How to stop breastfeeding
Here are some tips for how to stop breastfeeding.
Before you decide to stop, please ask yourself what the hurry is and check out stopping breastfeeding to make sure you really want to do so.
Once you stop, you can’t go back. This is especially important to consider if your baby is under 6 months old. What happens if it turns out baby is allergic to formula? You likely won’t know until baby has been completely weaned from the breast since breastmilk contains enzymes to help break down both breastmilk and bottle milk. Therefore, it is only after you have completely stopped breastfeeding and your breastmilk has dried up that you will learn you have a problem. You need to think carefully before you decide it is time to learn how to stop breastfeeding
Ok, so you have decided to stop breastfeeding. Plan to spend at least a month weaning your baby. Spending a couple months is even better. Also, I’m going to assume your baby is over a year old and is already eating solids. This is a natural parenting site and we believe strongly that all babies should be nursed for at least the first year of life.
Eliminate one nursing at a time and give your baby at least a week to adjust between eliminations. Give yourself time to adjust too. Remember, just because you know how to stop breastfeeding doesn’t mean you have to actually do it.
If you are working and pumping, stop pumping and have whoever is looking after baby substitute additional food or cow’s milk (raw preferable, non-homogenized organic at the very least) during the day.
After your baby has had time to adjust to this, see what happens to your milk supply. Some women are able to keep their milk production up even when they are nursing/pumping less than 6 times a day. If you are still nursing baby before you go to bed (we call this a “dream feed” because baby doesn’t really wake up), then many women find that they can continue to nurse until baby weans on his/her own. If you have given up the hassle of pumping, you may find that you are happy to continue nursing for another year. Remember, baby’s immune system matures over the first two years of life. Your breastmilk will provide important immune factors during that entire time. Just because you know how to stop breastfeeding doesn’t mean you have to actually do it.
If you still want to stop, then cut out any middle of the night feedings. If baby wakes up, encourage her to go back to sleep without nursing. You may need to have daddy help with this since babies associate mommy with nursing.

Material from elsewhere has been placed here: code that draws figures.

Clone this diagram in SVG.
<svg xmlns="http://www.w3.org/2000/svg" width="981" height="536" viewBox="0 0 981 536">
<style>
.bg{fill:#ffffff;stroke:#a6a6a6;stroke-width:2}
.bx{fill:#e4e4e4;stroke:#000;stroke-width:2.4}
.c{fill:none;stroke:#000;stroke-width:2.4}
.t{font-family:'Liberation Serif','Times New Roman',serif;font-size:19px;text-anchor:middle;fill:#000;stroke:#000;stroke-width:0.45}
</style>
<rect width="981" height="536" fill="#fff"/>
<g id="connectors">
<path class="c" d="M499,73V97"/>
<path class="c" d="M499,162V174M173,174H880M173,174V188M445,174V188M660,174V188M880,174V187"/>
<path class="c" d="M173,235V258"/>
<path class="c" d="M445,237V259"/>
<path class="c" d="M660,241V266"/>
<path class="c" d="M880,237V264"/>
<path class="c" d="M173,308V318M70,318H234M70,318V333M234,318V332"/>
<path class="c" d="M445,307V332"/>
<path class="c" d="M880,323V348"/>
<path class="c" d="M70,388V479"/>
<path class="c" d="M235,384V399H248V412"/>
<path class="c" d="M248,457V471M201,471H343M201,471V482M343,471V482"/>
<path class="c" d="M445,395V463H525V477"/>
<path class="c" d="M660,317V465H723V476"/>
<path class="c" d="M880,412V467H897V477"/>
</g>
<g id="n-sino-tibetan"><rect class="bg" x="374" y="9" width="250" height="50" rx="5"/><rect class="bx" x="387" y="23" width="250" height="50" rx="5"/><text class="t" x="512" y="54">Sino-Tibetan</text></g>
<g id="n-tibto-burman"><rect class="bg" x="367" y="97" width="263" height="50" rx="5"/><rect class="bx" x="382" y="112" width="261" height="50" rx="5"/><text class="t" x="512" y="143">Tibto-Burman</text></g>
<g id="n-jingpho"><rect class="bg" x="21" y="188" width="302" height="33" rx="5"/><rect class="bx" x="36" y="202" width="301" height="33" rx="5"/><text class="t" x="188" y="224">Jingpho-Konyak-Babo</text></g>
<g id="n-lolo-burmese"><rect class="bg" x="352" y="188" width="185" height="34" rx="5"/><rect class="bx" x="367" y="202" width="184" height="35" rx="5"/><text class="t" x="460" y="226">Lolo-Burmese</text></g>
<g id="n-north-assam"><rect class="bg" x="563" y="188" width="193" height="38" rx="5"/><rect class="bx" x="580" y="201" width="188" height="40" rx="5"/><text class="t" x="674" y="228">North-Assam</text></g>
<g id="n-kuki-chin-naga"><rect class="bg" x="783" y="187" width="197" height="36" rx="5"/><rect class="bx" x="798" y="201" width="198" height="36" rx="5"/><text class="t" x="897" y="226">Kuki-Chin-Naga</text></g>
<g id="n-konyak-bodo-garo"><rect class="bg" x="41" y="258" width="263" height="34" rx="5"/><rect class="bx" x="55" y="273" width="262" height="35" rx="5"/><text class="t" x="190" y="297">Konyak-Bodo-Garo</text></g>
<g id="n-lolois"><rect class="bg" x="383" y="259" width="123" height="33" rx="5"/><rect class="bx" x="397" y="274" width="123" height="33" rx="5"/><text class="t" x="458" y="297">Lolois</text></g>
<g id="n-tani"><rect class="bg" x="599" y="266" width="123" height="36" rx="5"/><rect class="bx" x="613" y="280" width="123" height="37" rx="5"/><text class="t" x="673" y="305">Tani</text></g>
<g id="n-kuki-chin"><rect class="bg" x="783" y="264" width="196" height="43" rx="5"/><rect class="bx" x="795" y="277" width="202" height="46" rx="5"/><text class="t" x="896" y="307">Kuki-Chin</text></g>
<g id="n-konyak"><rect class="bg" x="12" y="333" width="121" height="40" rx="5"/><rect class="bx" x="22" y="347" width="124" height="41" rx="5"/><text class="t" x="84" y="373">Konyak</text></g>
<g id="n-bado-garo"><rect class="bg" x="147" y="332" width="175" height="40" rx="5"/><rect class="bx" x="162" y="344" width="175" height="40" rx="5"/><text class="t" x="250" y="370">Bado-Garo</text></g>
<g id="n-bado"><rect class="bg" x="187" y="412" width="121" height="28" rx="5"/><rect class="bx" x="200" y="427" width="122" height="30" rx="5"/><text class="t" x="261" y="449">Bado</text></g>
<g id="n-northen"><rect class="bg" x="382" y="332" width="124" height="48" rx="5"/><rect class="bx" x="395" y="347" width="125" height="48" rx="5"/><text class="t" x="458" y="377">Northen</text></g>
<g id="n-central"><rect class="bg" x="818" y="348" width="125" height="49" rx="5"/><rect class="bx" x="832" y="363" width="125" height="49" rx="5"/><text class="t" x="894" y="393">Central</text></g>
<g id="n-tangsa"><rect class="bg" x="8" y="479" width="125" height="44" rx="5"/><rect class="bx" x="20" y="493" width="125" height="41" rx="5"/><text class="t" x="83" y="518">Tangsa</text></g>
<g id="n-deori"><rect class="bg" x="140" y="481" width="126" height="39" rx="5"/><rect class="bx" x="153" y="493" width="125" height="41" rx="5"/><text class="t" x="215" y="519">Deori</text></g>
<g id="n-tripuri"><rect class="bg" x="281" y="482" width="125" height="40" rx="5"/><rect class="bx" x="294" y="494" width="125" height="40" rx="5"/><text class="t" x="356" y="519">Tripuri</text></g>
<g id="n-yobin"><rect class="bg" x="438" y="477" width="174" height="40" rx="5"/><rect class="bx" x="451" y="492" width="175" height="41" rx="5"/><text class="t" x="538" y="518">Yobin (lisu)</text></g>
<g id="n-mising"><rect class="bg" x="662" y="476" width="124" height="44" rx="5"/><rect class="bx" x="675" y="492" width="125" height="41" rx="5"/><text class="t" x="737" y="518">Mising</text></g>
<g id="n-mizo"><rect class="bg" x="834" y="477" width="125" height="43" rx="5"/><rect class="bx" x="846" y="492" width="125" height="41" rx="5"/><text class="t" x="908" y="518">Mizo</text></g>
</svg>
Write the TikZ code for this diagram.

Again, give baby a month to adjust and see how your milk production is affected. At this point, your milk supply will naturally diminish. Even if you keep a first thing in the morning nursing as well as a first thing when you get home from work nursing, you can expect that baby won’t be getting much milk after a month or so. As your milk supply diminishes, supplement each nursing with organic raw cow’s milk (or organic non-homogenized whole milk). Eventually, baby will forgo nursing (since there is no milk) and just expect the cow’s milk.